Don Lope Diaz de Armendariz, Marques de Cadereita,
XVI. Viceroy of New Spain.
1635–1640.

The five years of this personage's government were unmarked by any events of consequence in the colony; except that in the last of them,—1640,—he despatched an expedition to the north, where he founded in New Leon, the town of Cadereita, which the emigrants named in honor of their viceroy.

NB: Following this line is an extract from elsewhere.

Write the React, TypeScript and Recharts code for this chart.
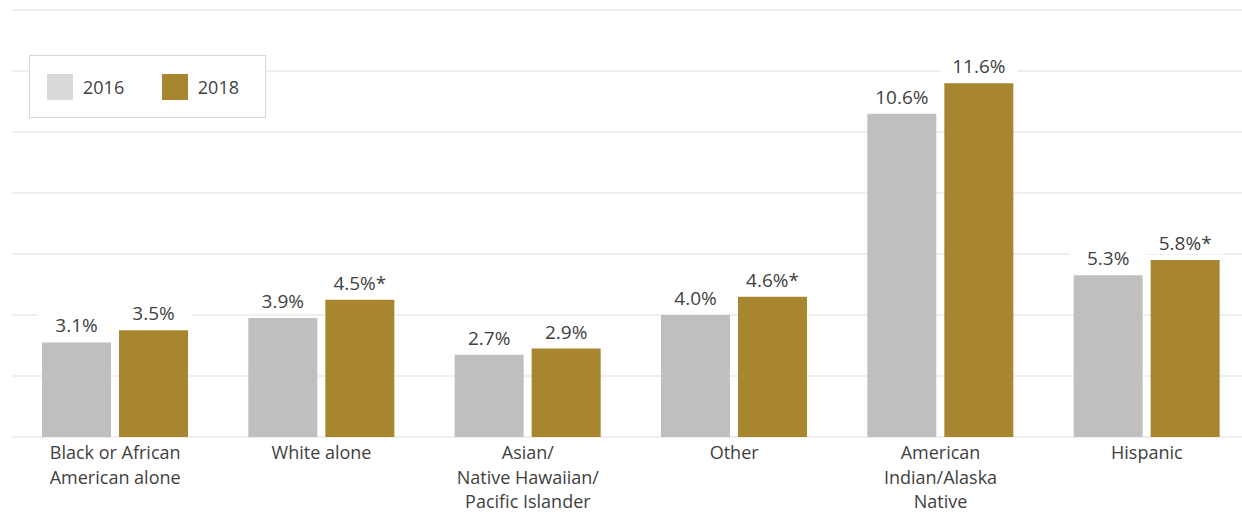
import { Bar, BarChart, CartesianGrid, LabelList, Legend, XAxis, YAxis } from "recharts";

const categories = [
  "Black or African\nAmerican alone",
  "White alone",
  "Asian/\nNative Hawaiian/\nPacific Islander",
  "Other",
  "American\nIndian/Alaska\nNative",
  "Hispanic",
];
const values2016 = [3.1, 3.9, 2.7, 4.0, 10.6, 5.3];
const values2018 = [3.5, 4.5, 2.9, 4.6, 11.6, 5.8];
// asterisk = statistically significant change
const sig2018 = [false, true, false, true, false, true];
const yTicks = [0, 2, 4, 6, 8, 10, 12, 14];

const GRAY = "#bfbfbf";
const GOLD = "#a8862f";
const FONT = "'Open Sans', sans-serif";
const TEXT = "#3f3f3f";

const data = categories.map((c, i) => ({
  name: c,
  y2016: values2016[i],
  y2018: values2018[i],
  sig: sig2018[i],
}));

function makeLabel(key: "y2016" | "y2018") {
  return (props: any) => {
    const { x, y, width, index } = props;
    const d = data[index];
    const txt = d[key].toFixed(1) + "%" + (key === "y2018" && d.sig ? "*" : "");
    const cx = x + width / 2;
    return (
      <g>
        <rect x={x - 4} y={y - 31} width={width + 8} height={25} fill="#fff" />
        <text x={cx} y={y - 10} textAnchor="middle" fontSize={19} fontFamily={FONT} fill={TEXT}>
          {txt}
        </text>
      </g>
    );
  };
}

function CategoryTick(props: any) {
  const { x, y, payload } = props;
  const lines = String(payload.value).split("\n");
  return (
    <text x={x} y={y + 14} textAnchor="middle" fontSize={18} fontFamily={FONT} fill={TEXT}>
      {lines.map((l, i) => (
        <tspan key={i} x={x} dy={i === 0 ? 0 : 24.5}>
          {l}
        </tspan>
      ))}
    </text>
  );
}

function LegendBox() {
  const item = (color: string, label: string) => (
    <div style={{ display: "flex", alignItems: "center", marginRight: 26 }}>
      <div style={{ width: 26, height: 26, background: color, marginRight: 10 }} />
      <span style={{ fontSize: 18, fontFamily: FONT, color: TEXT }}>{label}</span>
    </div>
  );
  return (
    <div
      style={{
        border: "1px solid #d6d6d6",
        background: "#fff",
        width: 218,
        height: 61,
        display: "flex",
        alignItems: "center",
        paddingLeft: 17,
        boxSizing: "content-box",
      }}
    >
      {item("#d9d9db", "2016")}
      <div style={{ width: 23 }} />
      {item(GOLD, "2018")}
    </div>
  );
}

export default function App() {
  return (
    <div style={{ position: "absolute", left: 0, top: 0, width: 1242, height: 514, overflow: "hidden", background: "#fff" }}>
      <BarChart
        width={1250}
        height={514}
        data={data}
        margin={{ top: 10, right: 0, left: 12, bottom: 0 }}
        barCategoryGap={30}
        barGap={8}
      >
        <CartesianGrid vertical={false} stroke="#e0e0e0" strokeWidth={1.2} />
        <YAxis hide domain={[0, 14]} ticks={yTicks} width={0} />
        <XAxis
          dataKey="name"
          axisLine={false}
          tickLine={false}
          height={77}
          interval={0}
          tick={<CategoryTick />}
        />
        <Legend
          verticalAlign="middle"
          align="center"
          content={() => <LegendBox />}
          wrapperStyle={{ left: 29, top: 55, width: 240, height: 63 }}
        />
        <Bar dataKey="y2016" fill={GRAY} isAnimationActive={false}>
          <LabelList dataKey="y2016" content={makeLabel("y2016")} />
        </Bar>
        <Bar dataKey="y2018" fill={GOLD} isAnimationActive={false}>
          <LabelList dataKey="y2018" content={makeLabel("y2018")} />
        </Bar>
      </BarChart>
    </div>
  );
}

Don Diego Lopez Pacheco Cabrera y Bobadilla,
Duke of Escalona, Marques of Vilbua and Grandee of
Spain of the first class.
XVII. Viceroy of New Spain.
1640–1642.

The Duke of Escalona succeeded the Marques of Cadereita, and arrived in Mexico on the 28th of June, 1640, together with the venerable Palafox, who came, in the character of Visitador, to inquire into the administration of the last viceroy whose reputation, like that of other chief magistrates in New Spain, had suffered considerably in the hands of his enemies. Whilst this functionary proceeded with his disagreeable task against a man who was no longer in power, the duke, in compliance with the king's command ordered the governor of Sinaloa, Don Luis Cestinos, accompanied by two Jesuits, to visit the Californias and examine their coasts and the neighboring isles in search of the wealth in pearls and precious metals with which they were reputed to be filled. The reports of the explorers were altogether satisfactory both as to the character of the natives and of the riches of the waters as well as of the mines, though they represented the soil as extremely sterile. The gold of California was reserved for another age.